Kiedy i gdzie: 14.09., 18:30, Przestrzeń

Kolejni po Pawlacku reprezentanci wytwórni Peleton Records, która niepostrzeżenie urosła do miana oazy dla polskiego niezalu. Chłopaki z Kresów pasują do takiego miejsca jak ulał. Grają chaotycznie, nierówno, bezkompromisowo, ale w tym szaleństwie najwyraźniej tkwi metoda. Połączenie math rocka, punku i noise’u, jakie prezentują, momentalnie wprowadza w trans. Gitarowe szaleństwo, z którego przebija się wyważony wokal, rozniesie Przestrzeń w drobny pył. Obecność obowiązkowa.

Kresy – 85A

koko die

Kiedy i gdzie: 15.09., 21:30, Wooltura

Zobacz również
Żabson Wiz Khalifa

Tego pana możecie kojarzyć ze składów ARS LATRANS Orchestra oraz Clock Machine. Teraz Konrad Nikiel, na scenie ukrywający się pod pseudonimem koko die, idzie po swoje. W marcu z pomocą wytwórni FONOBO Label wydał płytę Some of Your Pain. To materiał nad wyraz dojrzały, zarówno gdy weźmiemy pod uwagę warstwę brzmieniową, jak i treściową. Jak przyznał artysta w rozmowie z radiową Czwórką, bohaterem jego albumu jest człowiek próbujący odnaleźć się w czasach płynnej nowoczesności. – To osoba zagubiona pośród presji społecznych i nauki zderzającej się z teoriami spiskowymi, która mimo wszystko próbuje realizować swoje prawdziwe pragnieniatłumaczył. Jej rozterki i dylematy obudowuje przemyślanym muzycznym anturażem, sytuującym się gdzieś na przecięciu shoegaze’u, popu i R&B.

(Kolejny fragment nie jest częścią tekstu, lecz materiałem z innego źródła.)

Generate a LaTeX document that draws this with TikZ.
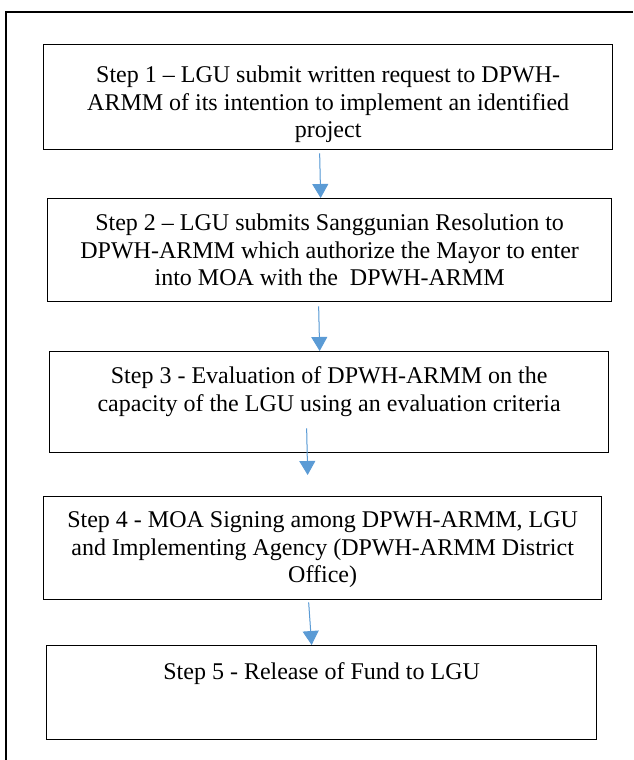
\documentclass[tikz,border=0pt]{standalone}
\usepackage{fontspec}
\setmainfont{Liberation Serif}
\usepackage{tikz}
\usetikzlibrary{arrows.meta, positioning}
\definecolor{arrowblue}{RGB}{91,155,213}
\tikzset{stepbox/.style={draw, line width=1.3pt, inner sep=0pt, anchor=north west},
  steptext/.style={inner sep=0pt, align=center, anchor=north,
    font=\fontsize{24}{27.6}\selectfont},
  flowarrow/.style={draw=arrowblue, line width=1pt,
    -{Triangle[width=16pt,length=14pt]}, fill=arrowblue}
}

\begin{document}
\begin{tikzpicture}[x=1pt, y=-1pt]
  \useasboundingbox (0,0) rectangle (633,760);
  \draw[line width=2pt] (6,760) -- (6,12) -- (633,12);
  % the five steps
  \node[stepbox, minimum width=569pt, minimum height=105pt] (s1) at (43,44) {};
  \node[stepbox, minimum width=564pt, minimum height=103pt] (s2) at (47,198) {};
  \node[stepbox, minimum width=559pt, minimum height=101pt] (s3) at (49,351) {};
  \node[stepbox, minimum width=558pt, minimum height=103pt] (s4) at (43,496) {};
  \node[stepbox, minimum width=550pt, minimum height=94pt] (s5) at (46,645) {};
  \node[steptext, below=21.6pt of s1.north] (t1) {Step 1 – LGU submit written request to DPWH-\\ARMM of its intention to implement an identified\\project};
  \node[steptext, below=15.6pt of s2.north] (t2) {Step 2 – LGU submits Sanggunian Resolution to\\DPWH-ARMM which authorize the Mayor to enter\\into MOA with the\ \ DPWH-ARMM};
  \node[steptext, below=15.6pt of s3.north] (t3) {Step 3 - Evaluation of DPWH-ARMM on the\\capacity of the LGU using an evaluation criteria};
  \node[steptext, below=15.6pt of s4.north] (t4) {Step 4 - MOA Signing among DPWH-ARMM, LGU\\and Implementing Agency (DPWH-ARMM District\\Office)};
  \node[steptext, below=17.6pt of s5.north] (t5) {Step 5 - Release of Fund to LGU};
  % arrows
  \draw[flowarrow] ([xshift=-8.5pt,yshift=-3pt]s1.south) -- ([xshift=-9pt]s2.north);
  \draw[flowarrow] ([xshift=-11pt,yshift=-4pt]s2.south) -- ([xshift=-9.5pt]s3.north);
  \draw[flowarrow] ([xshift=-22.5pt,yshift=25pt]s3.south) -- ([xshift=-15pt,yshift=21pt]s4.north);
  \draw[flowarrow] ([xshift=-14pt,yshift=-2pt]s4.south) -- ([xshift=-10pt]s5.north);
\end{tikzpicture}
\end{document}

koko die – Feel It’s over (feat. Luminari Eleven)

Tony Myśli

Kiedy i gdzie: 16.09., 18:00, 6. Dzielnica

Brała na warsztat piosenki Mikromusic, Marii Peszek czy Małgorzaty Ostrowskiej, prezentując je w nieoczywistych, dyskotekowych aranżacjach. Pisze wiersze i dzieli się nimi w mediach społecznościowych. Z równie dużym zaangażowaniem prezentuje własne utwory, w których taneczny anturaż spotyka słodko-gorzkie refleksje nad przemijaniem, pracą czy miłości. Sylwia, znana głównie jako Tony Myśli, to artystka wielozadaniowa, która dopiero się rozpędza. Warto zawczasu wsiąść do jej pociągu.

Tony Myśli – Tlen (prod. AstroWilk)

Pola Nuda

Kiedy i gdzie: 16.09., 17:30, Łódź Kaliska (Scena Dolna)

Gdyby Young Leosia zamiast wódy zjadła kwasa – porównuje jeden z internautów. Inna osoba przyrównuje ją do Doroty Masłowskiej, a kolejna z rozbrajającą szczerością deklaruje, że nie rozumie, o co chodzi, ale bardzo mu się to podoba. Wspólny mianownik tych opinii jest jeden: obok twórczości Julii Woronowicz, absolwentki rzeźby na warszawskim ASP, trudno przejść obojętnie. Pola Nuda, czyli jej muzyczne wcielenie, balansuje na granicy kiczu i żartu. Dużo w nim kombinowania, dekonstrukcji popkulturowych motywów i ukłonów w stronę estetyki lo-fi.